El monarca no pudo llevar a cabo la venganza contra la alta nobleza, por el enorme potencial militar de tan poderoso grupo. Pero cuando las circunstancias lo permitieron, Fernando se apresuró a dar un escarmiento a quienes lo hubieran desafiado. Por ejemplo, el atolondrado marqués de Priego, don Pedro Fernández de Córdoba, sobrino carnal del Gran Capitán, cometió el error de encarcelar a un ministro regio, por lo que en 1508 hubo de ver cómo un ejército real ocupaba su señorío y el castillo de Montilla, capital de sus estados, estuvo a punto de ser demolido. Salvó la vida por los pelos, pero el mensaje del soberano quedaba muy claro.
Vejez y muerte
La vejez de Fernando corrió en paralelo con el engrandecimiento de la figura de Cisneros.
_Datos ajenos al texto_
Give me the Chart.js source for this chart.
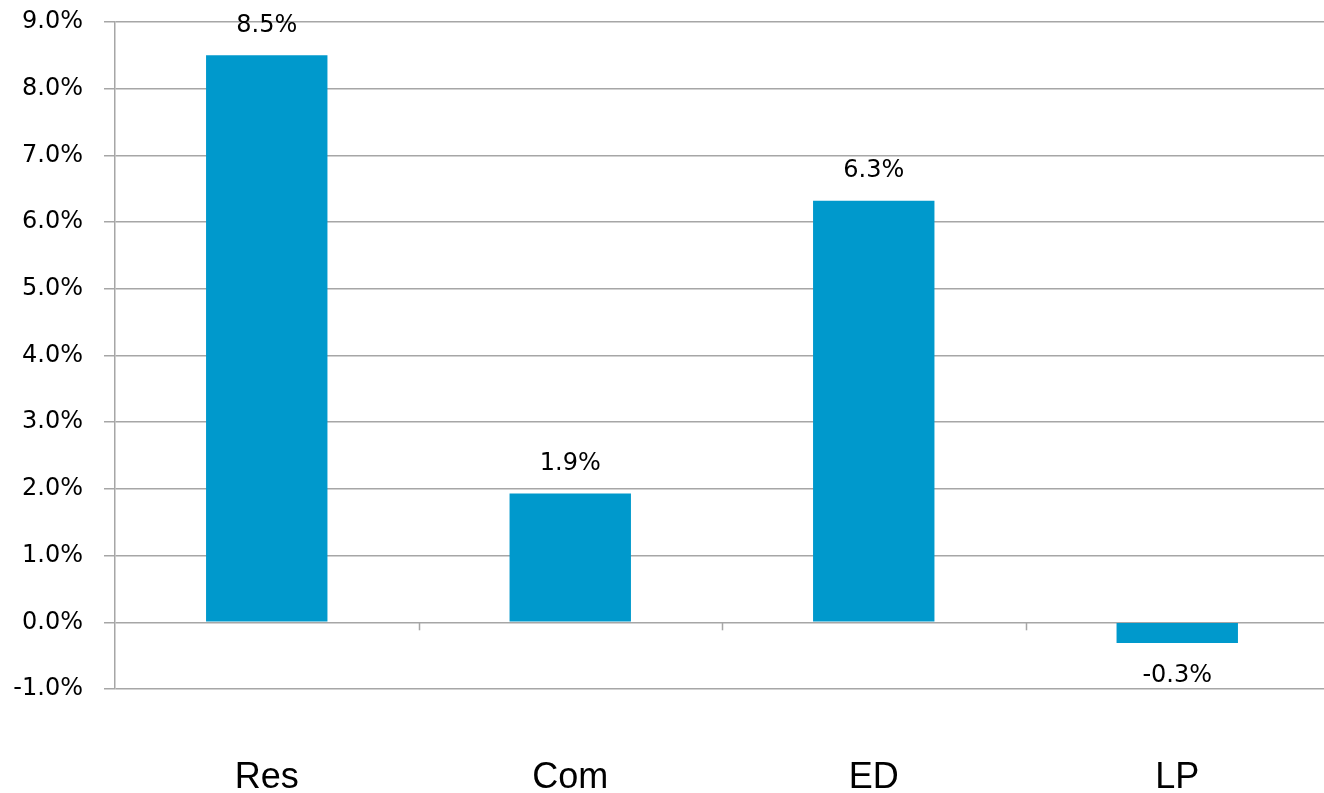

Hombre de Iglesia y de Estado, Jiménez de Cisneros fue inquisidor general, arzobispo de Toledo e incluso cardenal. Asumió la regencia de Castilla durante la estancia de Fernando en Nápoles, y volvería a desempeñar tal papel desde la muerte del rey hasta la llegada a España de Carlos V. Cisneros utilizó las inmensas rentas que le proporcionaba su extenso y rico arzobispado para una empresa que tuvo mucho de aventura personal: la conquista de la estratégica plaza norteafricana de Orán, un paso más en la expansión imperial española.
Esta nueva hazaña no frenó el declive físico de Fernando. El rey, el «viejo aragonés», se moría. Acosado por una esposa mucho más joven, que ansiaba tener descendencia a toda costa, se rumoreaba que incluso tomaba extraños brebajes para fortalecer su ya caduca virilidad. Falleció el 23 de enero de 1516, cuando se hallaba en una remota aldea extremeña, Madrigalejo. Como escribió el historiador Pedro Mártir de Anglería, «el señor de tantos reinos, el adornado de tantas palmas, el propagador de la religión católica y el vencedor de tantos enemigos, murió en una miserable casa rústica y, contra la opinión de las gentes, pobre».